Janine Randerson makes artworks in collaboration with other artists, community groups and environmental scientists from meteorologists to glaciologists. She creates experimental video works and curates screening programs including “Heated Scales” (CIRCUIT: Artist Film and Video Aotearoa New Zealand, 2025). Janine’s book “Weather as Medium: Toward a Meteorological Art” (MIT Press, 2018) focuses on modern and contemporary art that engage with our present climate and future weathers. She is an Associate Professor at AUT University, Aotearoa New Zealand.
Arielle Walker is a Tāmaki Makaurau-based artist, writer and maker, and current Postdoctoral Research Fellow with AUT University’s RAU Textiles Research. Working at the intersections of her Taranaki and Scottish/Irish Pākehā whakapapa, her research focuses on textile processes and poetic narratives, advocating for the revival, sustenance, and continued innovation of ancestral practices.
Shelley Simpson (Pākehā) works with forms of sculpture, photography, moving image and sound. In recent work she has engaged with the chemical properties of metals and minerals, coaxing material change over time through processes such as evaporation, heat and electroforming. Shelley has a PhD from Te Wānanga Aronui o Tāmaki Makaurau /AUT. Her PhD thesis titled Stonesense, Towards Lithic Thinking explores the relational minerality between entities.
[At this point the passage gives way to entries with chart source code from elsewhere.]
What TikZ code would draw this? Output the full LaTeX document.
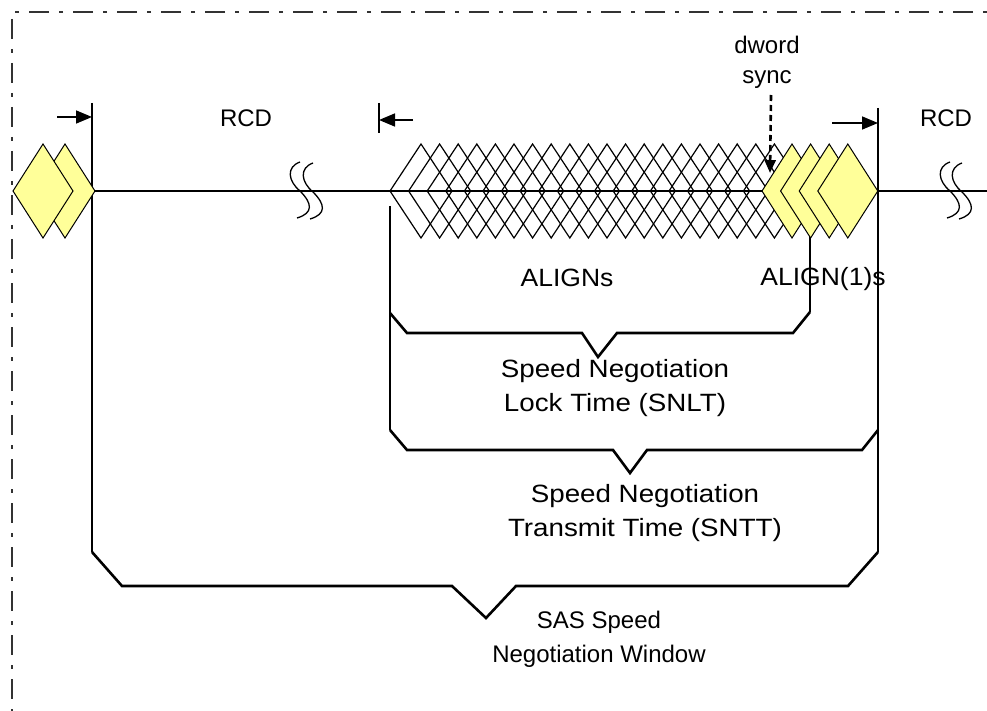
\documentclass[tikz,border=0pt]{standalone}
\usepackage{fontspec}
\setmainfont{Liberation Sans}
\newfontfamily\snfont[FakeStretch=1.11]{Liberation Sans}
\newfontfamily\alfont[FakeStretch=1.06]{Liberation Sans}
\usetikzlibrary{arrows.meta}
\definecolor{alignyellow}{RGB}{255,255,153}
\definecolor{framegray}{RGB}{50,50,50}
\begin{document}
\begin{tikzpicture}[x=1pt,y=-1pt,
  framestyle/.style={line width=2pt,draw=framegray,dash pattern=on 4pt off 10pt on 20pt off 10pt},
  rule/.style={line width=1.6pt},
  bracketline/.style={line width=2.6pt,line join=miter},
  ptr/.style={line width=1.6pt,-{Triangle[length=16pt,width=13pt]}},
  syncptr/.style={line width=2.6pt,dash pattern=on 6pt off 4pt,-{Triangle[length=13pt,width=11pt]}},
  wdiam/.style={line width=1.2pt,draw=black},
  ydiam/.style={line width=1pt,draw=black,fill=alignyellow},
  lbl/.style={font=\fontsize{24}{30}\selectfont,inner sep=0pt,align=center},
  snlbl/.style={font=\snfont\fontsize{25}{34}\selectfont,inner sep=0pt,align=center},
  allbl/.style={font=\alfont\fontsize{25}{30}\selectfont,inner sep=0pt},
  squig/.pic={\draw[line width=1.3pt] (0,-29) .. controls (-14,-24) and (-12,-10) .. (0,0) .. controls (12,12) and (14,22) .. (-3,27);}
]
\useasboundingbox (0,0) rectangle (987,711);

% frame
\coordinate (fTL) at (12,12);
\coordinate (fTR) at (987,12);
\coordinate (fBL) at (12,711);
\draw[framestyle] (fTR) -- (fTL) -- (fBL);

% coordinates
\coordinate (mainL) at (95,191);
\coordinate (mainR) at (987,191);
\coordinate (vAtop) at (92,103);
\coordinate (vAbot) at (92,552);
\coordinate (tickT) at (379,103);
\coordinate (tickB) at (379,133);
\coordinate (vBtop) at (390,206);
\coordinate (vBbot) at (390,430);
\coordinate (vCtop) at (810,237);
\coordinate (vCbot) at (810,312);
\coordinate (vDtop) at (878,108);
\coordinate (vDbot) at (878,552);

% lines
\draw[rule] (mainL) -- (mainR);
\draw[rule] (vAtop) -- (vAbot);
\draw[rule] (tickT) -- (tickB);
\draw[rule] (vBtop) -- (vBbot);
\draw[rule] (vCtop) -- (vCbot);
\draw[rule] (vDtop) -- (vDbot);

% ALIGN lattice
\foreach \k in {0,...,19}
  \draw[wdiam] ({390+18.6*\k},191) -- ++(31,-47) -- ++(31,47) -- ++(-31,47) -- cycle;
\foreach \k in {20,...,23}
  \draw[ydiam] ({390+18.6*\k},191) -- ++(30,-47) -- ++(30,47) -- ++(-30,47) -- cycle;

% left pair of ALIGNs
\draw[ydiam] (35,191) -- ++(30,-47) -- ++(30,47) -- ++(-30,47) -- cycle;
\draw[ydiam] (13,191) -- ++(30,-47) -- ++(30,47) -- ++(-30,47) -- cycle;

% breaks
\pic at (300,191) {squig};
\pic at (313,192) {squig};
\pic at (950,191) {squig};
\pic at (962,192) {squig};

% arrows
\coordinate (a1s) at (57,117);
\coordinate (a1e) at (92,117);
\draw[ptr] (a1s) -- (a1e);
\coordinate (a2s) at (413,120);
\coordinate (a2e) at (379,120);
\draw[ptr] (a2s) -- (a2e);
\coordinate (a3s) at (832,123);
\coordinate (a3e) at (878,123);
\draw[ptr] (a3s) -- (a3e);

% labels
\node[lbl,anchor=base] (rcdL) at (246,127) {RCD};
\node[lbl,anchor=base] (rcdR) at (946,127) {RCD};
\node[lbl,anchor=base] (dword) at (767,84) {dword\\sync};
\coordinate (syncStart) at (771,95);
\coordinate (syncEnd) at (770,173);
\draw[syncptr] (syncStart) -- (syncEnd);
\node[allbl,anchor=base] (aligns) at (567,286) {ALIGNs};
\node[allbl,anchor=base] (align1) at (823,285) {ALIGN(1)s};

% SNLT bracket
\draw[bracketline] (vCbot) -- (793,333) -- (617,333) -- (598,357) -- (582,333) -- (407,333) -- (390,313);
\node[snlbl,anchor=base] (snlt) at (615,411) {Speed Negotiation\\Lock Time (SNLT)};

% SNTT bracket
\draw[bracketline] (vBbot) -- (407,450) -- (613,450) -- (630,473) -- (647,450) -- (862,450) -- (878,430);
\node[snlbl,anchor=base] (sntt) at (645,536) {Speed Negotiation\\Transmit Time (SNTT)};

% SAS bracket
\draw[bracketline] (vAbot) -- (122,586) -- (452,586) -- (486,618) -- (516,586) -- (848,586) -- (vDbot);
\node[lbl,anchor=base,font=\fontsize{24}{34}\selectfont] (sas) at (599,662) {SAS Speed\\Negotiation Window};
\end{tikzpicture}
\end{document}
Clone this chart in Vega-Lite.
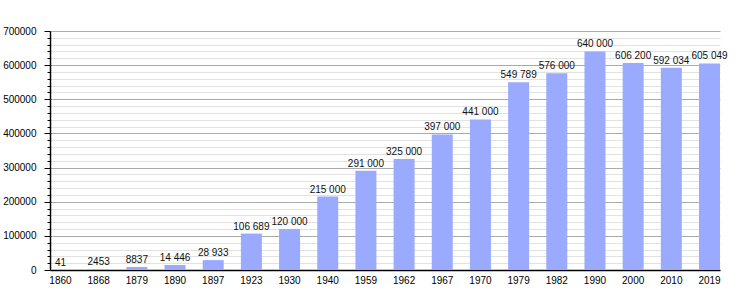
{
  "$schema": "https://vega.github.io/schema/vega-lite/v6.json",
  "width": 670,
  "height": 239,
  "autosize": {"type": "none"},
  "padding": {"left": 50, "top": 31, "right": 30, "bottom": 30},
  "background": "white",
  "config": {
    "view": {"stroke": null},
    "font": "Liberation Sans",
    "axis": {"labelFont": "Liberation Sans", "labelFontSize": 10, "labelColor": "#000"}
  },
  "data": {
    "values": [
      {"year": "1860", "pop": 41, "label": "41"},
      {"year": "1868", "pop": 2453, "label": "2453"},
      {"year": "1879", "pop": 8837, "label": "8837"},
      {"year": "1890", "pop": 14446, "label": "14 446"},
      {"year": "1897", "pop": 28933, "label": "28 933"},
      {"year": "1923", "pop": 106689, "label": "106 689"},
      {"year": "1930", "pop": 120000, "label": "120 000"},
      {"year": "1940", "pop": 215000, "label": "215 000"},
      {"year": "1959", "pop": 291000, "label": "291 000"},
      {"year": "1962", "pop": 325000, "label": "325 000"},
      {"year": "1967", "pop": 397000, "label": "397 000"},
      {"year": "1970", "pop": 441000, "label": "441 000"},
      {"year": "1979", "pop": 549789, "label": "549 789"},
      {"year": "1982", "pop": 576000, "label": "576 000"},
      {"year": "1990", "pop": 640000, "label": "640 000"},
      {"year": "2000", "pop": 606200, "label": "606 200"},
      {"year": "2010", "pop": 592034, "label": "592 034"},
      {"year": "2019", "pop": 605049, "label": "605 049"}
    ]
  },
  "encoding": {
    "x": {
      "field": "year",
      "type": "nominal",
      "sort": null,
      "scale": {"paddingInner": 0.45, "paddingOuter": 0},
      "axis": {
        "title": null,
        "labelAngle": 0,
        "ticks": false,
        "tickSize": 0,
        "labelPadding": 5,
        "domainColor": "#000",
        "domainWidth": 1.5,
        "grid": false
      }
    }
  },
  "layer": [
    {
      "mark": {"type": "bar", "color": "#99aaff"},
      "encoding": {
        "y": {
          "field": "pop",
          "type": "quantitative",
          "scale": {"domain": [0, 700000], "nice": false},
          "axis": {
            "orient": "left",
            "title": null,
            "values": [0, 100000, 200000, 300000, 400000, 500000, 600000, 700000],
            "format": "d",
            "grid": true,
            "gridColor": "#aaaaaa",
            "gridWidth": 1,
            "tickColor": "#000",
            "tickSize": 6,
            "labelPadding": 8,
            "domainColor": "#000",
            "domainWidth": 1.5,
            "zindex": 0
          }
        }
      }
    },
    {
      "mark": {"type": "text", "baseline": "alphabetic", "dy": -4, "fontSize": 10, "color": "#111"},
      "encoding": {
        "y": {
          "field": "pop",
          "type": "quantitative",
          "axis": {
            "orient": "left",
            "title": null,
            "values": [20000, 40000, 60000, 80000, 120000, 140000, 160000, 180000, 220000, 240000, 260000, 280000, 320000, 340000, 360000, 380000, 420000, 440000, 460000, 480000, 520000, 540000, 560000, 580000, 620000, 640000, 660000, 680000],
            "labels": false,
            "domain": false,
            "grid": true,
            "gridColor": "#e2e2e2",
            "gridWidth": 1,
            "tickColor": "#000",
            "tickSize": 3,
            "zindex": 0
          }
        },
        "text": {"field": "label"}
      }
    }
  ],
  "resolve": {"scale": {"y": "shared"}, "axis": {"y": "independent"}}
}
Born in Ōtautahi Christchurch, she lives in Tāmaki Makau Rau.
Virginia Were is a lens-based artist and published poet from Aotearoa who has a DocFA from Elam School of Fine Arts completed in 2023. Her transdisciplinary practice focuses on deep geological time and earth systems, and how new knowledge about them is shaping our understanding of the present planetary moment. She often combines poetry with photography. In 2024, her book An Intimacy of Long Unfolding won the student category of the Australia and New Zealand Photobook Award, and her photograph An Abominable Mystery was a finalist in the 2022 National Contemporary Art Awards at Waikato Museum of Art. Her work has been exhibited in Aotearoa, China, and Germany.